辛弃疾此时已经六十三岁了,但几十年的光阴并没有让他的报国之心和誓清中原之志发生丝毫的衰减。他是一个有眼光的人,即使赋闲家居也没有忘怀国事,一直就注意了解敌国的动向。他与好几位朝廷派往金国的使节有着较密切的交往,从他们那里初步得知了眼下的形势。出任浙东方面的封疆大员后,弃疾又先后派遣了不少人前往北方的河北、山东一带探听虚实,力求掌握第一手资料。弃疾知道,知己知彼方能百战百胜。他对好友程珌说:
“谍者师之耳目,兵之胜负与国之安危皆系于此。”
弃疾给谍报人员布置了很详细的任务,既命其深入幽燕,也让他们到中山、济南等地详细调查,凡是有关山川形势、官寺位置、兵马数目、将帅姓名都在侦察范围之内。弃疾自己就在山东长大,又历经北方诸地,对反馈的情况有着独特的判断能力。他向程珌出示的一幅战略地图,正是根据各种谍报综合处理而绘制的,它的详实程度,颇使程珌叹为观止。

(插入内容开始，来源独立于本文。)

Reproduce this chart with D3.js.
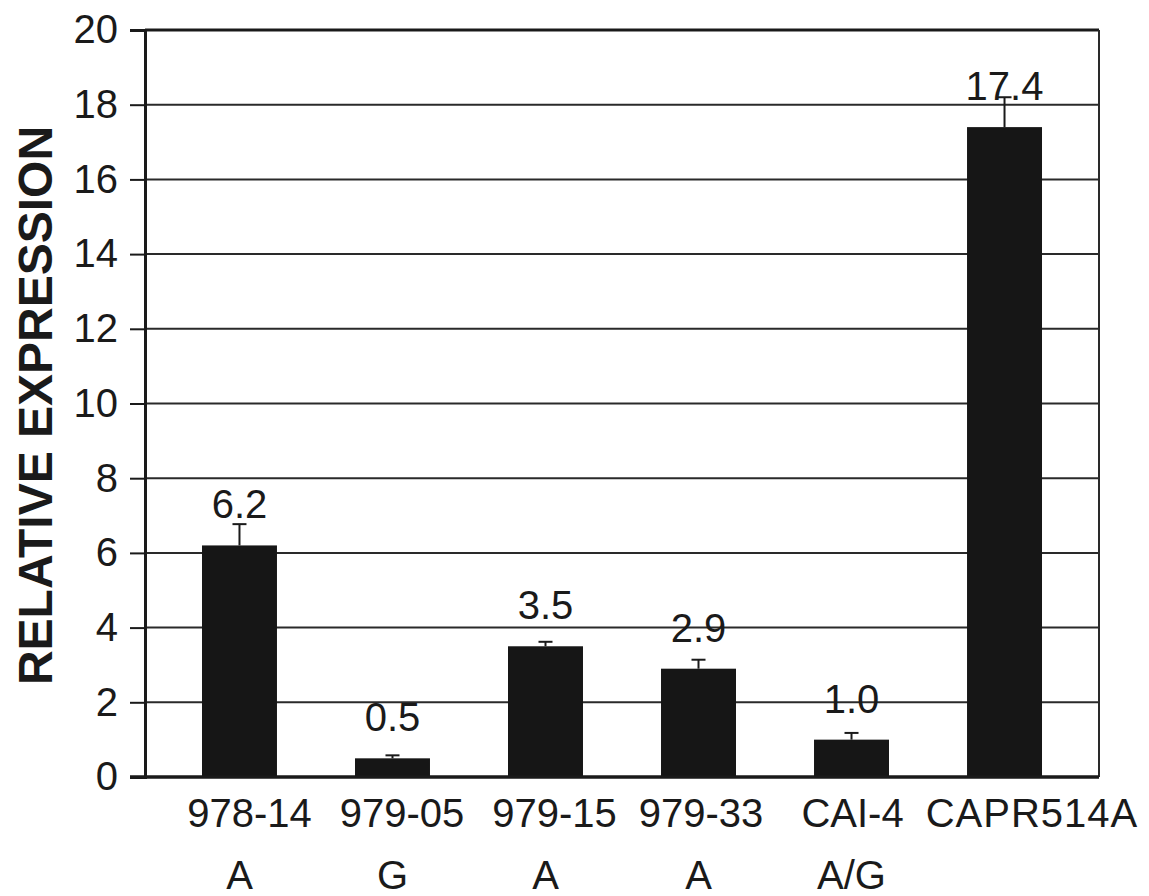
<!DOCTYPE html>
<html>
<head>
<meta charset="utf-8">
<script src="https://cdn.jsdelivr.net/npm/d3@7"></script>
<style>
  html, body { margin: 0; padding: 0; background: #fff; }
  svg { display: block; }
  text { font-family: "Liberation Sans", Arial, sans-serif; fill: #1a1a1a; }
</style>
</head>
<body>
<svg id="chart" width="1149" height="896"></svg>
<script>
// Strain names, allele row and expression values with their error bars
const strains = ["978-14", "979-05", "979-15", "979-33", "CAI-4", "CAPR514A"];
const alleles = ["A", "G", "A", "A", "A/G", ""];
const expression = [6.2, 0.5, 3.5, 2.9, 1.0, 17.4];
const errors = [0.57, 0.08, 0.12, 0.24, 0.18, 0.8];
const yTicks = [0, 2, 4, 6, 8, 10, 12, 14, 16, 18, 20];

const svg = d3.select("#chart");
const plotLeft = 145, plotRight = 1099, plotTop = 30, plotBottom = 777;

const x = d3.scaleBand()
  .domain(strains)
  .range([plotLeft, plotRight])
  .paddingInner(0.51)
  .paddingOuter(0.3725);

const y = d3.scaleLinear().domain([0, 20]).range([plotBottom, plotTop]);

const data = strains.map((s, i) => ({
  strain: s, allele: alleles[i], value: expression[i], err: errors[i]
}));

// Horizontal nudges of the strain names relative to bar centres (layout only)
const nameNudge = [10, 9.5, 9, 2.5, 1, 27.5];

// Horizontal gridlines
svg.append("g")
  .selectAll("line")
  .data(yTicks.filter(t => t > 0 && t < 20))
  .join("line")
  .attr("x1", plotLeft).attr("x2", plotRight)
  .attr("y1", d => y(d)).attr("y2", d => y(d))
  .attr("stroke", "#2a2a2a").attr("stroke-width", 2);

// Frame: top and right
svg.append("line").attr("x1", plotLeft).attr("x2", plotRight)
  .attr("y1", y(20)).attr("y2", y(20))
  .attr("stroke", "#1a1a1a").attr("stroke-width", 3);
svg.append("line").attr("x1", plotRight).attr("x2", plotRight)
  .attr("y1", y(20)).attr("y2", y(0))
  .attr("stroke", "#2a2a2a").attr("stroke-width", 2);

// Y axis with tick labels
const yAxis = svg.append("g")
  .attr("transform", `translate(${plotLeft},0)`)
  .call(d3.axisLeft(y).tickValues(yTicks).tickSize(15).tickPadding(12).tickFormat(d3.format("d")));
yAxis.select(".domain").attr("stroke", "#1a1a1a").attr("stroke-width", 3);
yAxis.selectAll(".tick line").attr("stroke", "#1a1a1a").attr("stroke-width", 2);
yAxis.selectAll(".tick text")
  .attr("font-size", 40)
  .attr("font-family", "Liberation Sans, Arial, sans-serif")
  .attr("fill", "#1a1a1a");

// Bars
svg.append("g")
  .selectAll("rect")
  .data(data)
  .join("rect")
  .attr("x", d => x(d.strain))
  .attr("width", x.bandwidth())
  .attr("y", d => y(d.value))
  .attr("height", d => y(0) - y(d.value))
  .attr("fill", "#161616");

// Error bars (upper)
const eb = svg.append("g").attr("stroke", "#1a1a1a").attr("stroke-width", 2);
eb.selectAll("line.v")
  .data(data)
  .join("line")
  .attr("class", "v")
  .attr("x1", d => x(d.strain) + x.bandwidth() / 2)
  .attr("x2", d => x(d.strain) + x.bandwidth() / 2)
  .attr("y1", d => y(d.value))
  .attr("y2", d => y(d.value + d.err));
eb.selectAll("line.cap")
  .data(data)
  .join("line")
  .attr("class", "cap")
  .attr("x1", d => x(d.strain) + x.bandwidth() / 2 - 7)
  .attr("x2", d => x(d.strain) + x.bandwidth() / 2 + 7)
  .attr("y1", d => y(d.value + d.err))
  .attr("y2", d => y(d.value + d.err));

// Bottom axis line
svg.append("line").attr("x1", plotLeft - 15).attr("x2", plotRight)
  .attr("y1", y(0)).attr("y2", y(0))
  .attr("stroke", "#1a1a1a").attr("stroke-width", 3.5);

// Value labels above bars
svg.append("g")
  .selectAll("text")
  .data(data)
  .join("text")
  .attr("x", d => x(d.strain) + x.bandwidth() / 2)
  .attr("y", d => y(d.value) - 27)
  .attr("text-anchor", "middle")
  .attr("font-size", 40)
  .text(d => d.value.toFixed(1));

// Category labels: strain name and allele
svg.append("g")
  .selectAll("text")
  .data(data)
  .join("text")
  .attr("x", (d, i) => x(d.strain) + x.bandwidth() / 2 + nameNudge[i])
  .attr("y", 827)
  .attr("text-anchor", "middle")
  .attr("font-size", 40)
  .attr("letter-spacing", d => d.strain.length > 6 ? 1 : 0)
  .text(d => d.strain);

svg.append("g")
  .selectAll("text")
  .data(data.filter(d => d.allele))
  .join("text")
  .attr("x", d => x(d.strain) + x.bandwidth() / 2)
  .attr("y", 889)
  .attr("text-anchor", "middle")
  .attr("font-size", 40)
  .text(d => d.allele);

// Y axis title
svg.append("text")
  .attr("transform", `translate(52,${(plotTop + plotBottom) / 2 + 2}) rotate(-90)`)
  .attr("text-anchor", "middle")
  .attr("font-size", 48)
  .attr("font-weight", "bold")
  .text("RELATIVE EXPRESSION");
</script>
</body>
</html>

其实弃疾根据手中的材料所下的判断,对目前的局势并不十分乐观。他私下里就对程珌承认,眼下敌人的士马状况还是相当可观的,绝不能掉以轻心。然而弃疾对恢复大业刻骨铭心般的向往,使他仍然觉得这是一个机会而不应白白错过,因此他在给宁宗的奏疏中说:目前敌夷的势态如果继续恶化,金国必乱必亡是肯定的,朝廷可以考虑采取应变之计。弃疾是相当一部分人心目中的将帅佳选,以他的身份提出这样的建议,侂胄不能不予以高度的重视。
但最后促成侂胄贸然开战的却是刚刚出使金国回朝的邓友龙,他对侂胄说:
“臣出使时有一金国的驿使夜半来见,具言金国业已困弱不堪,王师若来,势若拉朽。”
显然,这是根据一个含糊的事实做出的一个极不负责任的臆断,但赌徒最爱听的就是这样的话。